Doing that, economists say, would remove much of the rationale among local governments for a massive borrowing binge that has pushed local government debt to Detroit-like levels.
Credit Suisse estimates local government debt could exceed 16 trillion yuan ($2.6 trillion), or as the IMF estimates, equivalent to roughly 30 percent of China’s economic output.
“Fiscal reform is bureaucratic,” said Vincent Chan, head of equity research at Credit Suisse in Hong Kong. “That’s easier to bargain.”
Costs for provincial governments have risen dramatically as China’s one-child policy accelerated the costs of an ageing society. Rapid urbanization meant costs for pensions, healthcare and other social services jumped as healthy wage-earners fled to more affluent provinces and the population of new citizens declined.
As a result, most provincial governments saw demands on their spending surge. Beijing’s solution has been to transfer a lump sum to help cover the costs, a massive annual transaction.
For anything else, like investing in key infrastructure or projects designed to boost growth and the business tax revenue upon which they rely, local governments go around the law to either sell land or borrow.
It is no secret the government aims to change this: Premier Li Keqiang stressed the need to tackle social safety nets and urbanization after taking office in March and the next month spoke on the dangers of local government debt.
Although the central committee’s pronouncements on fiscal reform were equally vague on Tuesday, they appeared to edge towards greater balance between the provinces and Beijing, talking of establishing a modern fiscal system that lets “both the central and local governments play active roles.”
Equals
Reforms in the 1990s ended free healthcare, although the government has managed to push medical insurance to 95 percent of the population in the past several years.
Still, spending on healthcare has fallen only slightly, according to the World Bank, to 8.2 percent of household income from 8.7 percent. And roughly 99 percent of the insured cost of medical care is borne by local governments, according to Credit Suisse.
Creating a national healthcare insurance system could turn China into one of the world’s largest pharmaceutical buyers, economists say, helping drive costs down and increasing the quality of care.

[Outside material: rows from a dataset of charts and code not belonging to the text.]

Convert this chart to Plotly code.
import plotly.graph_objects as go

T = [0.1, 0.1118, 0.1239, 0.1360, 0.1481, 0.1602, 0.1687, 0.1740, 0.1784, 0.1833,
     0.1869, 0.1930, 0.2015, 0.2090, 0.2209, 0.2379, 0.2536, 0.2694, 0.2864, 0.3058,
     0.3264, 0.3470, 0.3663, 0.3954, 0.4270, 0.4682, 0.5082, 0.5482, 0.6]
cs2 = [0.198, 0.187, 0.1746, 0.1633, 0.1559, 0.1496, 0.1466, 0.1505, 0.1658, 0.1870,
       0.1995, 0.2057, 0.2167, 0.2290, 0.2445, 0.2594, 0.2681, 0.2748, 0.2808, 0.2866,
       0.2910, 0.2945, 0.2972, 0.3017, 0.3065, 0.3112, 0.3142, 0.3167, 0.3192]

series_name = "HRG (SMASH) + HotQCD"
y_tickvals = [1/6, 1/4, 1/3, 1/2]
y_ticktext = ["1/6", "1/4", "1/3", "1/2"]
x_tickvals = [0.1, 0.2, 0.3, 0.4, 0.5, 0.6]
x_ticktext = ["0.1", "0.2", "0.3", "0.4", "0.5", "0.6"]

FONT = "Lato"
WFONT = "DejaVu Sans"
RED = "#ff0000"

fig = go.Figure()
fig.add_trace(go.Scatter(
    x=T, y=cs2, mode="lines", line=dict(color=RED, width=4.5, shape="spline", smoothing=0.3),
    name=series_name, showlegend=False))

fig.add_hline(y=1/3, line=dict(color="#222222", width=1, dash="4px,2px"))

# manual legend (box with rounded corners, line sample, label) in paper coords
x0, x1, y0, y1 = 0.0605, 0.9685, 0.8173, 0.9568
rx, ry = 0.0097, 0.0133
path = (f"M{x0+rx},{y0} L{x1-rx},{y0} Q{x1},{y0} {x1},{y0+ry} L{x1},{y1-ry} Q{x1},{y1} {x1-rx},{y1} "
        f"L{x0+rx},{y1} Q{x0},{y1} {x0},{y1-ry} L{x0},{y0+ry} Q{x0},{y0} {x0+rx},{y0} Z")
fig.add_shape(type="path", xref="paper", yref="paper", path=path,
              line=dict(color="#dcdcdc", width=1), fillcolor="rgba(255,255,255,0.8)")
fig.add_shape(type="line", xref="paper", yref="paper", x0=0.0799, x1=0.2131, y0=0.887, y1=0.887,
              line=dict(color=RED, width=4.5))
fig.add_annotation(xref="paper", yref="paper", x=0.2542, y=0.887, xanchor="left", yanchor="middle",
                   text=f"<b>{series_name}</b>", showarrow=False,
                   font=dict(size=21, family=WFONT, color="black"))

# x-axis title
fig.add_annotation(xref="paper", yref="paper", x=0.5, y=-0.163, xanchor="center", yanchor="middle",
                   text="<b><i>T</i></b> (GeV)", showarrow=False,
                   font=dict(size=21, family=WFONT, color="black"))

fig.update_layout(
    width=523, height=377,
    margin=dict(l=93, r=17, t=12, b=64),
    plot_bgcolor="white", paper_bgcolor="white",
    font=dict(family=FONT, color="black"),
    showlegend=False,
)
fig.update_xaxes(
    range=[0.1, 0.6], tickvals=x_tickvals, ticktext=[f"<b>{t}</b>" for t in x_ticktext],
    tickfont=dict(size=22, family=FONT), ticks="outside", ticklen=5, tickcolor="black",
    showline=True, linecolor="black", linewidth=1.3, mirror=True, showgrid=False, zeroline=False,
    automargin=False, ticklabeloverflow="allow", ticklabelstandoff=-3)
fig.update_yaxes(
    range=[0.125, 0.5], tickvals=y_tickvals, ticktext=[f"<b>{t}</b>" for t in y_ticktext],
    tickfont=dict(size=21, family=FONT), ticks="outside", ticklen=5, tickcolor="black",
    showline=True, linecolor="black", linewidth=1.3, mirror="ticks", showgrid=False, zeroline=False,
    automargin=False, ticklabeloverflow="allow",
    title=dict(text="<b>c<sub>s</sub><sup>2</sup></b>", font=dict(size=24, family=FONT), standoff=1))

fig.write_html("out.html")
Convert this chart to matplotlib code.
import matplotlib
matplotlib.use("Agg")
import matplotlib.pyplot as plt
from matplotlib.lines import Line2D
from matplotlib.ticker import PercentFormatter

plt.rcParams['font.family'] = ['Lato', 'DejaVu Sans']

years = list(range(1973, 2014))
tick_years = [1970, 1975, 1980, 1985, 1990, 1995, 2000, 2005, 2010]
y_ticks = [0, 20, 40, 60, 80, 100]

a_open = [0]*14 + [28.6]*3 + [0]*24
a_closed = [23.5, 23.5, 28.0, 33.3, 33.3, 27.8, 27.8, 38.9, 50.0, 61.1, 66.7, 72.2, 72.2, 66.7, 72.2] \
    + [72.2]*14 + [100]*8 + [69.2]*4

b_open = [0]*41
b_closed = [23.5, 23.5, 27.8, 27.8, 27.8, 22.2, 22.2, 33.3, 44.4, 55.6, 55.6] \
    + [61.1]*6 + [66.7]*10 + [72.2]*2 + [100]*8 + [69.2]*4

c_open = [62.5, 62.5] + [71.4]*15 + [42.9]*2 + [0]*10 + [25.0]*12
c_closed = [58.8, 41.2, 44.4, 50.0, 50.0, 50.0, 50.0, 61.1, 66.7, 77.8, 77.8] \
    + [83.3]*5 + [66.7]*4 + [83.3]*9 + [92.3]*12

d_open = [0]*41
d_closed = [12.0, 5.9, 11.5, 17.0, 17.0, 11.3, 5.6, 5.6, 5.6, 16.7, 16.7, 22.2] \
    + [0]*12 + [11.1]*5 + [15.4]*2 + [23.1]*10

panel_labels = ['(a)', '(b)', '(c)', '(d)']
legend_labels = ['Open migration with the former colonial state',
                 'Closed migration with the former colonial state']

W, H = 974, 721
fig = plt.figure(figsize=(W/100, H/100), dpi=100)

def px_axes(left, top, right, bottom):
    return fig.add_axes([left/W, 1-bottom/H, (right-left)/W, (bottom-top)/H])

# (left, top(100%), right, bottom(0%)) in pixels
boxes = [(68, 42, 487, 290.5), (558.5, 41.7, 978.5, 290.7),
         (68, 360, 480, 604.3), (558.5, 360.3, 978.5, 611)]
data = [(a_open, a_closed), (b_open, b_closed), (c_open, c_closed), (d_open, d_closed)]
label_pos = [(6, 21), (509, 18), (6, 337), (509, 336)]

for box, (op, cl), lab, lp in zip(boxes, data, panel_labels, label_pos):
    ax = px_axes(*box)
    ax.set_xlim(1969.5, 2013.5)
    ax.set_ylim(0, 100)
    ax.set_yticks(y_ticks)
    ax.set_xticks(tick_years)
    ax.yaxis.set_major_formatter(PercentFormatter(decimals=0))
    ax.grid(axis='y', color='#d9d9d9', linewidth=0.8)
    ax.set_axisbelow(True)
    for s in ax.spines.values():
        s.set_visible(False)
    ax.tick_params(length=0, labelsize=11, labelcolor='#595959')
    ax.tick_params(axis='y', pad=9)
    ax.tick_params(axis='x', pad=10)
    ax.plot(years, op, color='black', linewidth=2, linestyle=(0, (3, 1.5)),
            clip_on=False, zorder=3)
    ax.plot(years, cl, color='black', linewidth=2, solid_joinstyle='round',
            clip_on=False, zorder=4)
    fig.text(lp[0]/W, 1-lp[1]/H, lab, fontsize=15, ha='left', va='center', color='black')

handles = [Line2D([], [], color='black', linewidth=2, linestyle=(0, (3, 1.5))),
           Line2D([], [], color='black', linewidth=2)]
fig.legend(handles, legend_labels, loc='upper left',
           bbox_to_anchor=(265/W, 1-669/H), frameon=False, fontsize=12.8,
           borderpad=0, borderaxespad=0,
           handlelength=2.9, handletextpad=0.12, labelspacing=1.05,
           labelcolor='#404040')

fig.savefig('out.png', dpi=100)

Province-level pensions are also chronically underfunded, as they have been collecting from workers (about 8 percent of their wages) and their employers (20 percent of employee wages) only since 1997.
Worse, workers can only draw from the employer-funded part of their pensions if they work for 15 years in a single province. That not only discourages people from moving to take up better jobs elsewhere, it encourages workers to save on their own and worsens the pressure on public funding.
“It limits the overall incentive to participate in pension systems,” said Helen Qiao, an economist at Morgan Stanley in Hong Kong.
Compared to those issues, funding China’s nine years of compulsory primary-school education seems an easy task.
Education is the single largest government expense in China, according to Credit Suisse, larger even than outlays on defense. Yet local governments shoulder roughly 95 percent of that cost.
But those costs hide the expense to migrants who have to pay for their children to attend unlicensed schools like Pengying.
Many cities have committed to finding spaces in schools for migrant children, but the problem remains so widespread that the Rural Education Action Program, a group of researchers from Stanford University, the Chinese Academy of Social Sciences and Northwest Socioeconomic Development Research Center, determined there were 230 migrant schools in Beijing alone educating roughly 70 percent of migrant children.
The number of children being schooled outside the education system has sparked calls for the government to let them take university entrance exams outside their home base.
“It’s OK if they don’t give us money, but they can at least treat us as equals,” said Pengying’s headmistress, who would only provide her surname, Zhao. “These children are all children of China. Why should they be treated differently?”